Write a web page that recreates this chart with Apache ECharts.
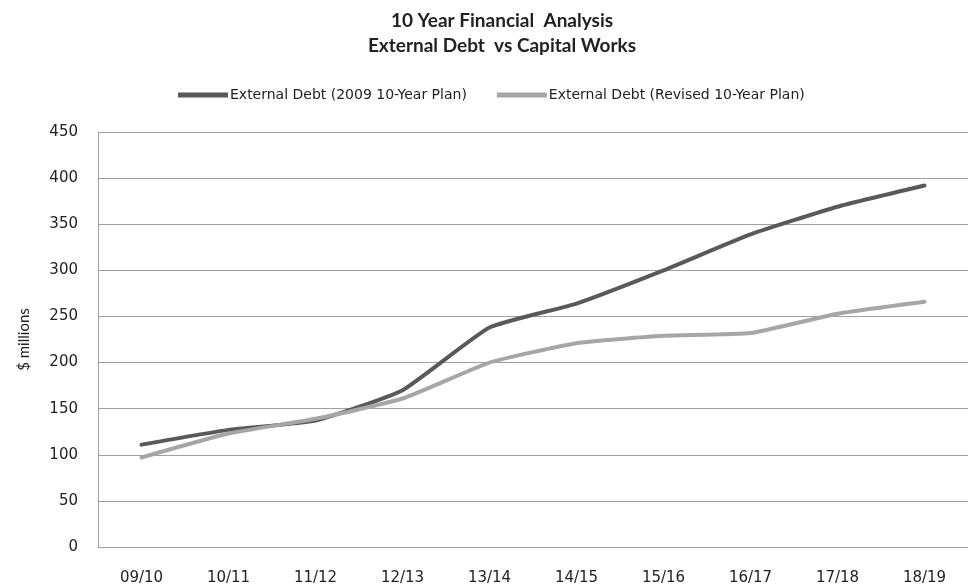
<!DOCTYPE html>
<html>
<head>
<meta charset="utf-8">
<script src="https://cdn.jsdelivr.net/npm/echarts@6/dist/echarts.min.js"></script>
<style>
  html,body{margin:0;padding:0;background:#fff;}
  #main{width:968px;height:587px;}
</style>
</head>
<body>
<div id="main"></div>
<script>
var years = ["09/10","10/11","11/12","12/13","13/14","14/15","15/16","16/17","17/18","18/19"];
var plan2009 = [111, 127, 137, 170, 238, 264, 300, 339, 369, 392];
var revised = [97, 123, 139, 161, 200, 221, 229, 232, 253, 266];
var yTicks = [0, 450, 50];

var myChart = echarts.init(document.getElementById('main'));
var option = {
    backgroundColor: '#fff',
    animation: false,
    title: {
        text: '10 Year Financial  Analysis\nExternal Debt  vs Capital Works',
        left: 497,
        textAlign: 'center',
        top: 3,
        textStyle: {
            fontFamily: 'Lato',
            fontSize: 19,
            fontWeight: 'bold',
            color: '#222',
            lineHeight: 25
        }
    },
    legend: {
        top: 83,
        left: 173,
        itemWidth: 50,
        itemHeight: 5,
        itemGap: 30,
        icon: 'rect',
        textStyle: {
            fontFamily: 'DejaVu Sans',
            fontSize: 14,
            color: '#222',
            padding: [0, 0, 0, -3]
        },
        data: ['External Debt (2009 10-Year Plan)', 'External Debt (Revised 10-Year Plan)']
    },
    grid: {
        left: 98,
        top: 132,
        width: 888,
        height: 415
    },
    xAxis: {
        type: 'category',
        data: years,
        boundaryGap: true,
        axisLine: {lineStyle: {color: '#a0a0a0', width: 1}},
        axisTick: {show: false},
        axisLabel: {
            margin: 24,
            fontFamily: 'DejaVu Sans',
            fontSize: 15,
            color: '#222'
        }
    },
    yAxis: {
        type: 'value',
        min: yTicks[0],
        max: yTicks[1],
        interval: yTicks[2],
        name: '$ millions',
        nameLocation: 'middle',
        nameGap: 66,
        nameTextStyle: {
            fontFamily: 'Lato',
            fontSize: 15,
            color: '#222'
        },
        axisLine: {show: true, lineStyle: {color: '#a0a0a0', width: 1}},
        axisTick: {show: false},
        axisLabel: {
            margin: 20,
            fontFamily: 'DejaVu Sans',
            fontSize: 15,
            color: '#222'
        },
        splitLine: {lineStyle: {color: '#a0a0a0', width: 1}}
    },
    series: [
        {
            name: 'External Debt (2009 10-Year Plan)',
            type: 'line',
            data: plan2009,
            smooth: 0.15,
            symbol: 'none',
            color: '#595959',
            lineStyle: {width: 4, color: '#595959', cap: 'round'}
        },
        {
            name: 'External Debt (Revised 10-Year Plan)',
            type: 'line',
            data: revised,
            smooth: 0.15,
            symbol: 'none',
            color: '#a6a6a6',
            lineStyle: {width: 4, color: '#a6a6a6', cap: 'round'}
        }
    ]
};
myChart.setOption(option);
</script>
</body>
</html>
• • • • •
What is asked →
Return the full material word for word. Do not include the pictures.

Solution →
Write a web page that recreates this chart with Apache ECharts.
<!DOCTYPE html>
<html>
<head>
<meta charset="utf-8">
<script src="https://cdn.jsdelivr.net/npm/echarts@6/dist/echarts.min.js"></script>
<style>
  html,body{margin:0;padding:0;background:#fff;}
  #main{width:968px;height:587px;}
</style>
</head>
<body>
<div id="main"></div>
<script>
var years = ["09/10","10/11","11/12","12/13","13/14","14/15","15/16","16/17","17/18","18/19"];
var plan2009 = [111, 127, 137, 170, 238, 264, 300, 339, 369, 392];
var revised = [97, 123, 139, 161, 200, 221, 229, 232, 253, 266];
var yTicks = [0, 450, 50];

var myChart = echarts.init(document.getElementById('main'));
var option = {
    backgroundColor: '#fff',
    animation: false,
    title: {
        text: '10 Year Financial  Analysis\nExternal Debt  vs Capital Works',
        left: 497,
        textAlign: 'center',
        top: 3,
        textStyle: {
            fontFamily: 'Lato',
            fontSize: 19,
            fontWeight: 'bold',
            color: '#222',
            lineHeight: 25
        }
    },
    legend: {
        top: 83,
        left: 173,
        itemWidth: 50,
        itemHeight: 5,
        itemGap: 30,
        icon: 'rect',
        textStyle: {
            fontFamily: 'DejaVu Sans',
            fontSize: 14,
            color: '#222',
            padding: [0, 0, 0, -3]
        },
        data: ['External Debt (2009 10-Year Plan)', 'External Debt (Revised 10-Year Plan)']
    },
    grid: {
        left: 98,
        top: 132,
        width: 888,
        height: 415
    },
    xAxis: {
        type: 'category',
        data: years,
        boundaryGap: true,
        axisLine: {lineStyle: {color: '#a0a0a0', width: 1}},
        axisTick: {show: false},
        axisLabel: {
            margin: 24,
            fontFamily: 'DejaVu Sans',
            fontSize: 15,
            color: '#222'
        }
    },
    yAxis: {
        type: 'value',
        min: yTicks[0],
        max: yTicks[1],
        interval: yTicks[2],
        name: '$ millions',
        nameLocation: 'middle',
        nameGap: 66,
        nameTextStyle: {
            fontFamily: 'Lato',
            fontSize: 15,
            color: '#222'
        },
        axisLine: {show: true, lineStyle: {color: '#a0a0a0', width: 1}},
        axisTick: {show: false},
        axisLabel: {
            margin: 20,
            fontFamily: 'DejaVu Sans',
            fontSize: 15,
            color: '#222'
        },
        splitLine: {lineStyle: {color: '#a0a0a0', width: 1}}
    },
    series: [
        {
            name: 'External Debt (2009 10-Year Plan)',
            type: 'line',
            data: plan2009,
            smooth: 0.15,
            symbol: 'none',
            color: '#595959',
            lineStyle: {width: 4, color: '#595959', cap: 'round'}
        },
        {
            name: 'External Debt (Revised 10-Year Plan)',
            type: 'line',
            data: revised,
            smooth: 0.15,
            symbol: 'none',
            color: '#a6a6a6',
            lineStyle: {width: 4, color: '#a6a6a6', cap: 'round'}
        }
    ]
};
myChart.setOption(option);
</script>
</body>
</html>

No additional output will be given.